Retype all of the listing exactly, passing over any picture you find.
+ + + + +
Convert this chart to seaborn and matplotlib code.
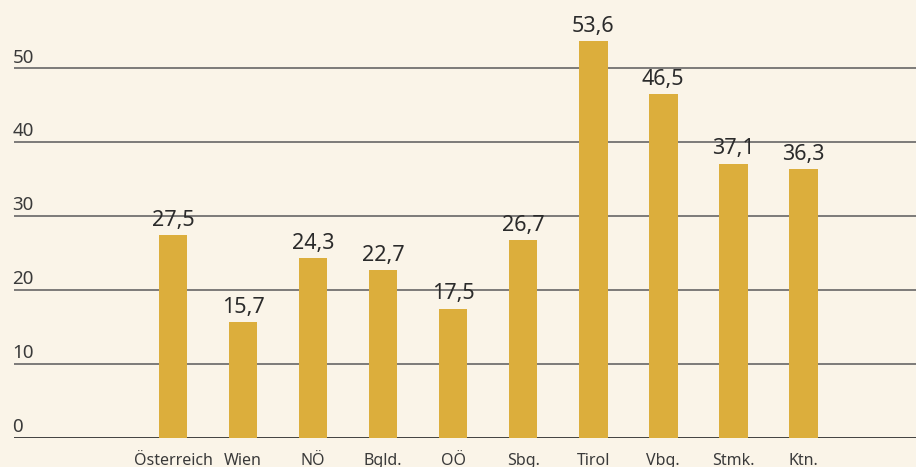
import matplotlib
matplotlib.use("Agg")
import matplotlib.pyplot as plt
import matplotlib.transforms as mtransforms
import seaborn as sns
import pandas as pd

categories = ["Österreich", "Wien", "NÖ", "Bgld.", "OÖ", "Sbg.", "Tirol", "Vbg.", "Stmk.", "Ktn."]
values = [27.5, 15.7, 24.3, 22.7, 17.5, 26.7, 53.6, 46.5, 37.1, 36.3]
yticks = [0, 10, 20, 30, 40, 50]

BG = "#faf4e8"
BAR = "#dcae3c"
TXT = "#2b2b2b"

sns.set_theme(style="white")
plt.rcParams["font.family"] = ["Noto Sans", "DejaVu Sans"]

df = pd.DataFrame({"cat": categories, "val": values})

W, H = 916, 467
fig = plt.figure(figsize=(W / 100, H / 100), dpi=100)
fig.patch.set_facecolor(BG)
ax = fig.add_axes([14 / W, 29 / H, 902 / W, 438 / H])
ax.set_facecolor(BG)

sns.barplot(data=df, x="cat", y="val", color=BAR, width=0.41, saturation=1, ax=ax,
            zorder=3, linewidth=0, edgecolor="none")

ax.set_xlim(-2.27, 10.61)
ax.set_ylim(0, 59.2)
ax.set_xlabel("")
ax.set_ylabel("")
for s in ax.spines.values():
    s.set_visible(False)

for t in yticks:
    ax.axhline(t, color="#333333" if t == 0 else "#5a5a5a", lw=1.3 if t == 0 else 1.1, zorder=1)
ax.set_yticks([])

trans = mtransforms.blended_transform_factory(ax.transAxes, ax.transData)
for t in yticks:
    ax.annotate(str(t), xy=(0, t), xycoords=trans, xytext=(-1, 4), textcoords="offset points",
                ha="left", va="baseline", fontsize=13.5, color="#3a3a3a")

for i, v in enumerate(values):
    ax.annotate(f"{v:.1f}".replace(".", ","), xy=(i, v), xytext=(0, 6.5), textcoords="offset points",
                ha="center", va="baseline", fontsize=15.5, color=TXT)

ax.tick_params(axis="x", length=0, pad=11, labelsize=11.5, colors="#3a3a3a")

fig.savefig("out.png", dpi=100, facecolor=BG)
+ + + + +
◆ **RESULT**:
Convert this chart to seaborn and matplotlib code.
import matplotlib
matplotlib.use("Agg")
import matplotlib.pyplot as plt
import matplotlib.transforms as mtransforms
import seaborn as sns
import pandas as pd

categories = ["Österreich", "Wien", "NÖ", "Bgld.", "OÖ", "Sbg.", "Tirol", "Vbg.", "Stmk.", "Ktn."]
values = [27.5, 15.7, 24.3, 22.7, 17.5, 26.7, 53.6, 46.5, 37.1, 36.3]
yticks = [0, 10, 20, 30, 40, 50]

BG = "#faf4e8"
BAR = "#dcae3c"
TXT = "#2b2b2b"

sns.set_theme(style="white")
plt.rcParams["font.family"] = ["Noto Sans", "DejaVu Sans"]

df = pd.DataFrame({"cat": categories, "val": values})

W, H = 916, 467
fig = plt.figure(figsize=(W / 100, H / 100), dpi=100)
fig.patch.set_facecolor(BG)
ax = fig.add_axes([14 / W, 29 / H, 902 / W, 438 / H])
ax.set_facecolor(BG)

sns.barplot(data=df, x="cat", y="val", color=BAR, width=0.41, saturation=1, ax=ax,
            zorder=3, linewidth=0, edgecolor="none")

ax.set_xlim(-2.27, 10.61)
ax.set_ylim(0, 59.2)
ax.set_xlabel("")
ax.set_ylabel("")
for s in ax.spines.values():
    s.set_visible(False)

for t in yticks:
    ax.axhline(t, color="#333333" if t == 0 else "#5a5a5a", lw=1.3 if t == 0 else 1.1, zorder=1)
ax.set_yticks([])

trans = mtransforms.blended_transform_factory(ax.transAxes, ax.transData)
for t in yticks:
    ax.annotate(str(t), xy=(0, t), xycoords=trans, xytext=(-1, 4), textcoords="offset points",
                ha="left", va="baseline", fontsize=13.5, color="#3a3a3a")

for i, v in enumerate(values):
    ax.annotate(f"{v:.1f}".replace(".", ","), xy=(i, v), xytext=(0, 6.5), textcoords="offset points",
                ha="center", va="baseline", fontsize=15.5, color=TXT)

ax.tick_params(axis="x", length=0, pad=11, labelsize=11.5, colors="#3a3a3a")

fig.savefig("out.png", dpi=100, facecolor=BG)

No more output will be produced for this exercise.